Is increment an integer atomic in x86?

Question

On a multicore x86 machine, Say a thread executing on core1 increments an integer variable a at the same time thread on core 2 also increments it. Given that the initial value of a was 0, would it always be 2 in the end? Or it could have some other value? Assume that a is declared as volatile and we are not using atomic variables (such as atomic<> of C++ and built in atomic operations in gcc).

If the value of a would indeed be always 2 in such event, does that mean that a long int in x86-64 would also have the same property, that is, a will always be 2 in the end?

Answer 1

The increment-memory machine instruction on an X86 is atomic only if you use it with a LOCK prefix.

x++ in C and C++ doesn't have atomic behavior. If you do unlocked increments, due to races in which processor is reading and writing X, if two separate processors attempt an increment, you can end up with just one increment or both being seen (the second processor may have read the initial value, incremented it, and written it back after the first writes its results back).

I believe that C++11 offers atomic increments, and most vendor compilers have an idiomatic way to cause an atomic increment of certain built-in integer types (typically int and long); see your compiler reference manual.

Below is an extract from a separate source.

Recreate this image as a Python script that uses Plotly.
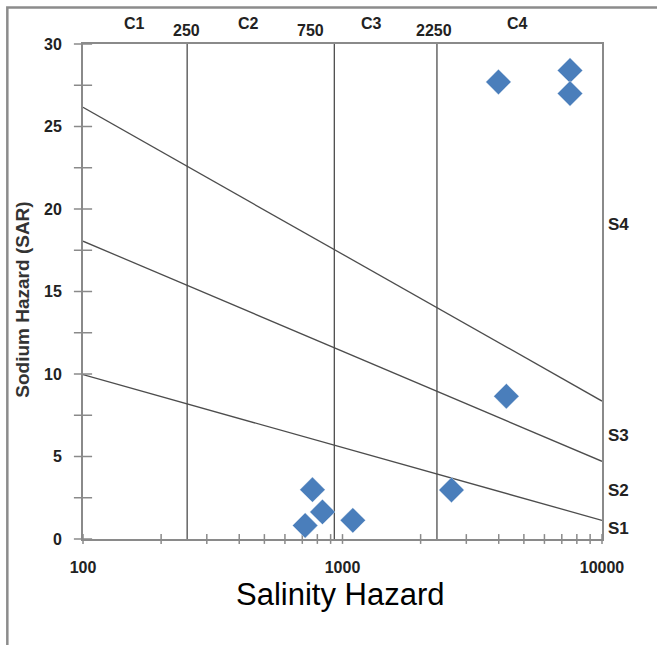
import math
import plotly.graph_objects as go

# ---- data ----
salinity = [3990, 7530, 7530, 4280, 2630, 766, 837, 718, 1096]
sar = [27.7, 28.4, 27.0, 8.65, 2.97, 2.99, 1.64, 0.82, 1.13]

s_line_x = [100, 10000]
s1_s2_line = [9.96, 1.13]
s2_s3_line = [18.05, 4.71]
s3_s4_line = [26.16, 8.36]

c_boundary_drawn = [252, 930, 2312]
c_boundary_labels = ["250", "750", "2250"]
c_boundary_label_x = [250, 750, 2250]
c_class_labels = ["C1", "C2", "C3", "C4"]
c_class_x = [158, 433, 1299, 4743]
s_class_labels = ["S1", "S2", "S3", "S4"]
s_class_y = [0.62, 2.93, 6.26, 19.06]

y_tick_vals = [0, 2.5, 5, 7.5, 10, 12.5, 15, 17.5, 20, 22.5, 25, 27.5, 30]
y_tick_text = ["0", "", "5", "", "10", "", "15", "", "20", "", "25", "", "30"]
x_tick_vals = [100, 200, 300, 400, 500, 600, 700, 800, 900, 1000,
               2000, 3000, 4000, 5000, 6000, 7000, 8000, 9000, 10000]
x_tick_text = ["100", "", "", "", "", "", "", "", "", "1000",
               "", "", "", "", "", "", "", "", "10000"]

FONT = "Liberation Sans, Arial, sans-serif"
LINE_COL = "#4d4d4d"
AXIS_COL = "#8a8a8a"
LABEL_FONT = dict(family=FONT, size=16, color="#222", weight="bold")

fig = go.Figure()

# S-class boundary lines
for ys in (s1_s2_line, s2_s3_line, s3_s4_line):
    fig.add_trace(go.Scatter(x=s_line_x, y=ys, mode="lines",
                             line=dict(color=LINE_COL, width=1.3),
                             hoverinfo="skip", showlegend=False))

# C-class boundary lines
for xb in c_boundary_drawn:
    fig.add_trace(go.Scatter(x=[xb, xb], y=[0, 30], mode="lines",
                             line=dict(color=LINE_COL, width=1.3),
                             hoverinfo="skip", showlegend=False))

# crossing ticks on the axes
fig.add_trace(go.Scatter(x=[100] * len(y_tick_vals), y=y_tick_vals, mode="markers",
                         marker=dict(symbol="line-ew-open", size=13, color=AXIS_COL,
                                     line=dict(color=AXIS_COL, width=1.5)),
                         cliponaxis=False, hoverinfo="skip", showlegend=False))
fig.add_trace(go.Scatter(x=x_tick_vals, y=[0] * len(x_tick_vals), mode="markers",
                         marker=dict(symbol="line-ns-open", size=7, color=AXIS_COL,
                                     line=dict(color=AXIS_COL, width=1.5)),
                         cliponaxis=False, hoverinfo="skip", showlegend=False))

# samples
fig.add_trace(go.Scatter(x=salinity, y=sar, mode="markers",
                         marker=dict(symbol="diamond", size=19.5, color="#4a7ebb",
                                     line=dict(color="rgba(255,255,255,0.6)", width=0.6)),
                         cliponaxis=False, showlegend=False))

# top labels (annotation x on a log axis is given in log10 units)
for lab, xv in zip(c_class_labels, c_class_x):
    fig.add_annotation(text=lab, x=math.log10(xv), y=1.042, xref="x", yref="paper",
                       showarrow=False, xanchor="center", yanchor="middle",
                       font=LABEL_FONT)
for lab, xv in zip(c_boundary_labels, c_boundary_label_x):
    fig.add_annotation(text=lab, x=math.log10(xv), y=1.027, xref="x", yref="paper",
                       showarrow=False, xanchor="center", yanchor="middle",
                       font=LABEL_FONT)
# right labels
for lab, yv in zip(s_class_labels, s_class_y):
    fig.add_annotation(text=lab, x=1.007, y=yv, xref="paper", yref="y",
                       showarrow=False, xanchor="left", yanchor="middle",
                       font=dict(family=FONT, size=17, color="#222", weight="bold"))

fig.update_xaxes(type="log", range=[2, 4], showgrid=False, zeroline=False,
                 showline=True, linecolor=AXIS_COL, linewidth=2, mirror=True,
                 ticks="", tickvals=x_tick_vals, ticktext=x_tick_text,
                 ticklabelstandoff=13, tickfont=LABEL_FONT)
fig.update_yaxes(range=[0, 30], showgrid=False, zeroline=False,
                 showline=True, linecolor=AXIS_COL, linewidth=2, mirror=True,
                 ticks="", tickvals=y_tick_vals, ticktext=y_tick_text,
                 ticklabelstandoff=16, tickfont=LABEL_FONT)

fig.add_annotation(text="Salinity Hazard", xref="paper", yref="paper",
                   x=0.4952, y=-0.112, xanchor="center", yanchor="middle",
                   showarrow=False,
                   font=dict(family=FONT, size=31, color="#000"))
fig.add_annotation(text="Sodium Hazard (SAR)", xref="paper", yref="paper",
                   x=-0.117, y=0.484, xanchor="center", yanchor="middle",
                   textangle=-90, showarrow=False,
                   font=dict(family=FONT, size=19, color="#333", weight="bold"))

# outer frame of the picture
fig.add_shape(type="path", xref="paper", yref="paper",
              path="M -0.1458 -0.25 L -0.1458 1.0738 L 1.12 1.0738",
              line=dict(color="#8c8c8c", width=2.5))

fig.update_layout(width=657, height=645, plot_bgcolor="white", paper_bgcolor="white",
                  margin=dict(l=83, r=55, t=44, b=106))

fig.write_html("out.html")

If you want to increment a "large value" (say, a multiprecision integer), you need to do so with using some standard locking mechanism such as a semaphore.

Note that you need to worry about atomic reads, too. On the x86, reading a 32 or 64 bit value happens to be atomic if it is 64-bit word aligned. That won't be true of a "large value"; again you'll need some standard lock.

Answer 2

Here's one proof it is not atomic in a particular implementation (gcc), As you can see (?), gcc generates code that

1. loads the value from memory to a register
2. increments the content of the register
3. saves the register back to memory.

That's very far from being atomic.

$ cat t.c
volatile int a;

void func(void)
{
    a++;
}
[19:51:52 0 ~] $ gcc -O2 -c t.c
[19:51:55 0 ~] $ objdump -d t.o

t.o:     file format elf32-i386


Disassembly of section .text:

00000000 <func>:
   0:   a1 00 00 00 00          mov    0x0,%eax
   5:   83 c0 01                add    $0x1,%eax
   8:   a3 00 00 00 00          mov    %eax,0x0
   d:   c3                      ret

Don't be fooled by the 0x0 in the mov instruction, there's room for 4 bytes there, and the linker will fill in the resulting memory address for a there when this object file is linked.

Answer 3

Since no one has answered your actual question and instead are showing you how to do it in a way that always works:

Thread 1 loads value of 0

Thread 2 loads value of 0

Thread 1 increments an stores 1

Thread 2 increments its local register copy of value and stores 1.

As you can see the end result is a value equal to 1 and not 2. It will not always be 2 at the end.

Answer 4

It’s not guaranteed. You can use the lock xadd instruction to achieve the same effect, or use C++ std::atomic, or use #pragma omp atomic, or any number of other concurrency solutions that have been written to save you the trouble of reinventing the wheel.